[BEGIN Material for the task]

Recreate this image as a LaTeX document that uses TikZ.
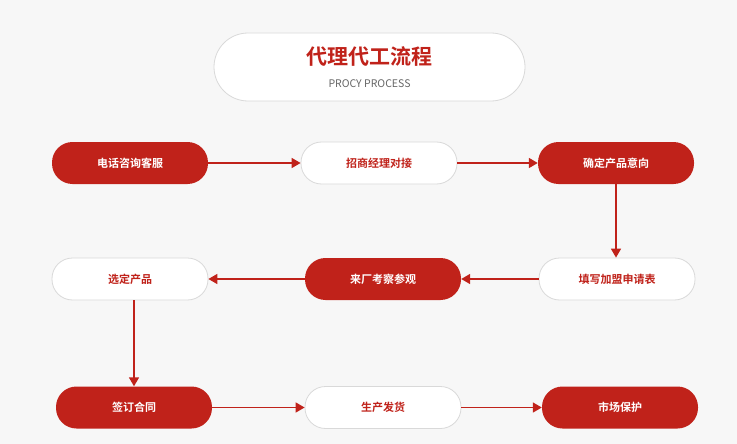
\documentclass[tikz,border=0pt]{standalone}
\usepackage{fontspec}
\newfontfamily\cjk{Noto Sans CJK SC}
\newfontfamily\cjkb{Noto Sans CJK SC Bold}
\usetikzlibrary{arrows.meta}
\definecolor{rd}{HTML}{C0221A}
\definecolor{bg}{HTML}{F7F7F7}
\definecolor{bd}{HTML}{D9D9D9}
\tikzset{
 pill/.style={rounded corners=20.5pt,minimum width=156pt,minimum height=42pt,inner sep=0pt,font=\cjkb\fontsize{11}{13}\selectfont},
 redpill/.style={pill,fill=rd,text=white},
 whitepill/.style={pill,fill=white,draw=bd,line width=0.8pt,text=rd},
 conn/.style={draw=rd,line width=1.6pt,-{Triangle[length=9pt,width=10pt]}}
}
\begin{document}
\begin{tikzpicture}[x=1pt,y=-1pt]
\fill[bg] (0,0) rectangle (737,444);
\useasboundingbox (0,0) rectangle (737,444);
\node[draw=bd,fill=white,line width=0.8pt,rounded corners=34pt,minimum width=311pt,minimum height=68pt] (title) at (369.5,67) {};
\node[text=rd,font=\cjkb\fontsize{21}{24}\selectfont] (t1) at (369.5,57) {代理代工流程};
\node[text=gray!80!black,font=\cjk\fontsize{10.5}{12}\selectfont] (t2) at (369.5,84) {PROCY PROCESS};
\node[redpill] (a1) at (130,163) {电话咨询客服};
\node[whitepill] (a2) at (379,163) {招商经理对接};
\node[redpill] (a3) at (616,163) {确定产品意向};
\node[whitepill] (b1) at (130,279) {选定产品};
\node[redpill] (b2) at (383,279) {来厂考察参观};
\node[whitepill] (b3) at (617,279) {填写加盟申请表};
\node[redpill] (c1) at (134,407.5) {签订合同};
\node[whitepill] (c2) at (383,407.5) {生产发货};
\node[redpill] (c3) at (620,407.5) {市场保护};
\draw[conn] (a1) -- (a2);
\draw[conn] (a2) -- (a3);
\draw[conn] (a3) -- (a3|-b3.north);
\draw[conn] (b3) -- (b2);
\draw[conn] (b2) -- (b1);
\draw[conn] (b1.south-|c1) -- (c1);
\draw[conn] (c1) -- (c2);
\draw[conn] (c2) -- (c3);
\end{tikzpicture}
\end{document}
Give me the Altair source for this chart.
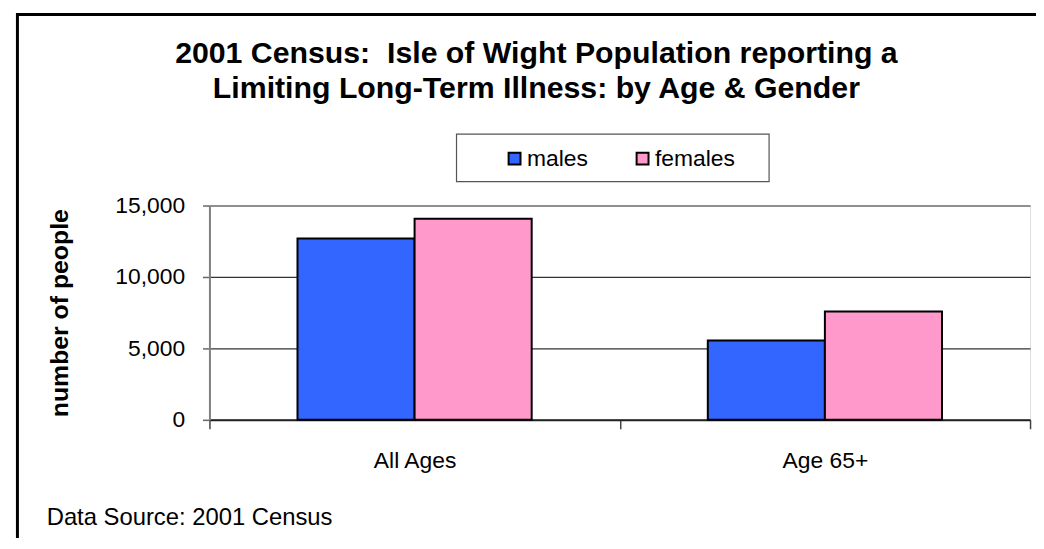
import altair as alt
import pandas as pd

# ---- data ----
categories = ["All Ages", "Age 65+"]
genders = ["males", "females"]
males = [12690, 5560]
females = [14080, 7590]
colors = ["#3366FF", "#FF99CC"]
title_lines = ["2001 Census:\u00a0 Isle of Wight Population reporting a",
               "Limiting Long-Term Illness: by Age & Gender"]
y_title = "number of people"
source_text = "Data Source: 2001 Census"

rows = []
for i, c in enumerate(categories):
    rows.append({"category": c, "gender": "males", "value": males[i]})
    rows.append({"category": c, "gender": "females", "value": females[i]})
df = pd.DataFrame(rows)

FONT = "Liberation Sans"
W, H = 827, 216

bars = alt.Chart(df).mark_bar(stroke="black", strokeWidth=2).encode(
    x=alt.X("category:N", sort=categories,
            scale=alt.Scale(paddingInner=0, paddingOuter=0),
            axis=alt.Axis(title=None, labelAngle=0, labelFontSize=23, labelFont=FONT,
                          labelColor="black", domainColor="#222222", domainWidth=2,
                          tickColor="#444444", tickSize=9, tickWidth=1.5,
                          tickBand="extent", labelPadding=39,
                          labelBaseline="alphabetic", grid=False)),
    xOffset=alt.XOffset("gender:N", sort=genders,
                        scale=alt.Scale(paddingInner=0, paddingOuter=0.752)),
    y=alt.Y("value:Q", scale=alt.Scale(domain=[0, 15000]),
            axis=alt.Axis(values=[0, 5000, 10000, 15000], format=",.0f",
                          title=y_title, titleFont=FONT, titleFontSize=25,
                          titleFontWeight="bold", titleColor="black",
                          titleAngle=270, titleX=-143, titleY=108,
                          titleAlign="center", titleBaseline="alphabetic",
                          labelFontSize=23, labelFont=FONT, labelColor="black",
                          labelPadding=18, tickSize=7, tickColor="#666666",
                          tickWidth=1.5, domainColor="#808080", domainWidth=2,
                          grid=True, gridColor="#333333", gridWidth=1.2)),
    color=alt.Color("gender:N", sort=genders,
                    scale=alt.Scale(domain=genders, range=colors),
                    legend=alt.Legend(title=None, orient="none", direction="horizontal",
                                      legendX=296, legendY=-59, labelFontSize=23,
                                      labelFont=FONT, labelColor="black",
                                      symbolType="square", symbolSize=144,
                                      symbolStrokeColor="black", symbolStrokeWidth=2,
                                      labelOffset=1, columnPadding=43, padding=0)),
)

legend_box = alt.Chart(alt.Data(values=[{}])).mark_rect(
    fill=None, stroke="#555555", strokeWidth=1.2
).encode(x=alt.value(249), x2=alt.value(564), y=alt.value(-72), y2=alt.value(-24))

outer_box = alt.Chart(alt.Data(values=[{}])).mark_rect(
    fill=None, stroke="black", strokeWidth=3
).encode(x=alt.value(-193.5), x2=alt.value(860), y=alt.value(-192.5), y2=alt.value(360))

source = alt.Chart(alt.Data(values=[{"t": source_text}])).mark_text(
    align="left", baseline="alphabetic", fontSize=24, font=FONT, color="black"
).encode(x=alt.value(-164), y=alt.value(322), text="t:N")

chart = alt.layer(outer_box, legend_box, bars, source).properties(
    width=W, height=H,
    title=alt.TitleParams(text=title_lines, fontSize=30.5, fontWeight="bold", font=FONT,
                          color="black", anchor="middle", frame="group",
                          dx=-84, dy=92, lineHeight=35, offset=0),
    autosize=alt.AutoSizeParams(type="none"),
    padding={"left": 203, "top": 197, "right": 6, "bottom": 117},
).configure_view(stroke="#808080", strokeWidth=2).configure(background="white")

chart.save("out.html", embed_options={"renderer": "svg", "actions": False})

[END Material for the task]

[Written exercise]: Pictures do not belong in the copy. Repeat only the lines from the top of the records through the line containing "import pandas as pd".

[Result]:
Recreate this image as a LaTeX document that uses TikZ.
\documentclass[tikz,border=0pt]{standalone}
\usepackage{fontspec}
\newfontfamily\cjk{Noto Sans CJK SC}
\newfontfamily\cjkb{Noto Sans CJK SC Bold}
\usetikzlibrary{arrows.meta}
\definecolor{rd}{HTML}{C0221A}
\definecolor{bg}{HTML}{F7F7F7}
\definecolor{bd}{HTML}{D9D9D9}
\tikzset{
 pill/.style={rounded corners=20.5pt,minimum width=156pt,minimum height=42pt,inner sep=0pt,font=\cjkb\fontsize{11}{13}\selectfont},
 redpill/.style={pill,fill=rd,text=white},
 whitepill/.style={pill,fill=white,draw=bd,line width=0.8pt,text=rd},
 conn/.style={draw=rd,line width=1.6pt,-{Triangle[length=9pt,width=10pt]}}
}
\begin{document}
\begin{tikzpicture}[x=1pt,y=-1pt]
\fill[bg] (0,0) rectangle (737,444);
\useasboundingbox (0,0) rectangle (737,444);
\node[draw=bd,fill=white,line width=0.8pt,rounded corners=34pt,minimum width=311pt,minimum height=68pt] (title) at (369.5,67) {};
\node[text=rd,font=\cjkb\fontsize{21}{24}\selectfont] (t1) at (369.5,57) {代理代工流程};
\node[text=gray!80!black,font=\cjk\fontsize{10.5}{12}\selectfont] (t2) at (369.5,84) {PROCY PROCESS};
\node[redpill] (a1) at (130,163) {电话咨询客服};
\node[whitepill] (a2) at (379,163) {招商经理对接};
\node[redpill] (a3) at (616,163) {确定产品意向};
\node[whitepill] (b1) at (130,279) {选定产品};
\node[redpill] (b2) at (383,279) {来厂考察参观};
\node[whitepill] (b3) at (617,279) {填写加盟申请表};
\node[redpill] (c1) at (134,407.5) {签订合同};
\node[whitepill] (c2) at (383,407.5) {生产发货};
\node[redpill] (c3) at (620,407.5) {市场保护};
\draw[conn] (a1) -- (a2);
\draw[conn] (a2) -- (a3);
\draw[conn] (a3) -- (a3|-b3.north);
\draw[conn] (b3) -- (b2);
\draw[conn] (b2) -- (b1);
\draw[conn] (b1.south-|c1) -- (c1);
\draw[conn] (c1) -- (c2);
\draw[conn] (c2) -- (c3);
\end{tikzpicture}
\end{document}
Give me the Altair source for this chart.
import altair as alt
import pandas as pd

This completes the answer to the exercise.